Ian Readhead, Acpo director of information, commented on the case: "This decision provides valuable clarification on the retention of criminal conviction data on the Police National Computer.
"While this particular case involved five individuals, the ramifications of losing the appeal were potentially huge.
"This data assists police officers in their work in preventing crime and protecting the public and the loss of such valuable information would have been detrimental to that.
"Although principally used for police purposes, these records are also critical to the courts, the Criminal Records Bureau, the Independent Safeguarding Agency, the Crown Prosecution Service and the Home Office, who all supported this appeal."
Probably the most irrational result of this ruling is that details of the offences, no matter how trivial or how long ago committed, can then be shared with other organisations such as the Criminal Records Bureau, which supplies data to employers.
While the reason for holding criminal records is obvious in any modern society, it is worrying to think of the extent these records have into the life of the Everyman, who is now unable to escape scrutiny for follies of his youth. The decision of the Court is also at odds with the Rehabilitation of Offenders Act, whose purpose is to erase minor convictions so that people can go on with their lives and return to society without being forever haunted by their past.
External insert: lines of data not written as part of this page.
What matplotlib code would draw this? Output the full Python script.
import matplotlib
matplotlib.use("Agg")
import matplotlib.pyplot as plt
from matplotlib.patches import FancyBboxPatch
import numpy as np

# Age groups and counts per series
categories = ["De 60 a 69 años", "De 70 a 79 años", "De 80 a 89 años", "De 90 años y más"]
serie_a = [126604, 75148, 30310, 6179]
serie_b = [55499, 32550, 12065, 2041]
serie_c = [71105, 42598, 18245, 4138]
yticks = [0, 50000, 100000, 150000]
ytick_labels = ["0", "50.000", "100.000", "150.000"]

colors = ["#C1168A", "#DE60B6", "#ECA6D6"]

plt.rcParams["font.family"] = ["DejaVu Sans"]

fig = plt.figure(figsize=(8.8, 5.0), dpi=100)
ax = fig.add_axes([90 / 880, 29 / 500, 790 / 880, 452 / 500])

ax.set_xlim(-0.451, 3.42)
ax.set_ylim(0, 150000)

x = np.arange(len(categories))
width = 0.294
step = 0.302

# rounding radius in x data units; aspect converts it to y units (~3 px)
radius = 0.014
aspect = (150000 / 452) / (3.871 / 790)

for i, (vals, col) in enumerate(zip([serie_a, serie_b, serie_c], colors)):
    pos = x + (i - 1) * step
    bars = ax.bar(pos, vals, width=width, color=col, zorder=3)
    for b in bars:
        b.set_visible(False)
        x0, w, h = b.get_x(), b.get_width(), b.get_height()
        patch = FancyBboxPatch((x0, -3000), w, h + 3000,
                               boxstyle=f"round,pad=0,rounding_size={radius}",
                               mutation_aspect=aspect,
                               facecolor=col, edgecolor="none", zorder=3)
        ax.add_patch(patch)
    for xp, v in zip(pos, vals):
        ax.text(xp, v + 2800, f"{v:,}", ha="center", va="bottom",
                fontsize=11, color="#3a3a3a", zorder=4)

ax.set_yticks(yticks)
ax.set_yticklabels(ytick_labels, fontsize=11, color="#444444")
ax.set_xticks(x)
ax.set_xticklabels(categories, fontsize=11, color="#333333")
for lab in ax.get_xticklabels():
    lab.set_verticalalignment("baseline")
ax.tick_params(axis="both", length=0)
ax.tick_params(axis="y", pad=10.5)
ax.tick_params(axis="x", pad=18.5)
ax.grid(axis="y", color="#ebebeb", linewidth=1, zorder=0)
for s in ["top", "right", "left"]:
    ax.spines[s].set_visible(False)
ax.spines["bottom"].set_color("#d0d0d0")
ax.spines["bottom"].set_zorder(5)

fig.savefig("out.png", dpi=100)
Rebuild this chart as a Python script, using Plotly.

There has been a general criticism of the decision amongst many privacy watchdog organisations, lawyers and academics. Liberal Democrat home affairs spokesman Chris Huhne said: 'Criminal records are of operational value to the police but it is hard to explain why keeping records of minor transgressions for 100 years is proportionate.”
Barrister Alex Deane of privacy pressure group Big Brother Watch said, ‘The benefit to the police of retaining the samples is minimal. The cost to the individuals can be huge - and often potentially life-ruining.'
It would seem that the relevant authorities are keen on fighting crime on a grand scale. The question is whether this fight, involving CCTV surveillance, expanding CRB checks for employment purposes and police databases carrying minute information about minor offences committed many decades ago, is not one which turns against the very citizens it claims to be protecting.
This article was written just for information and debate purpose and should not be considered as a legal opinion for any specific business.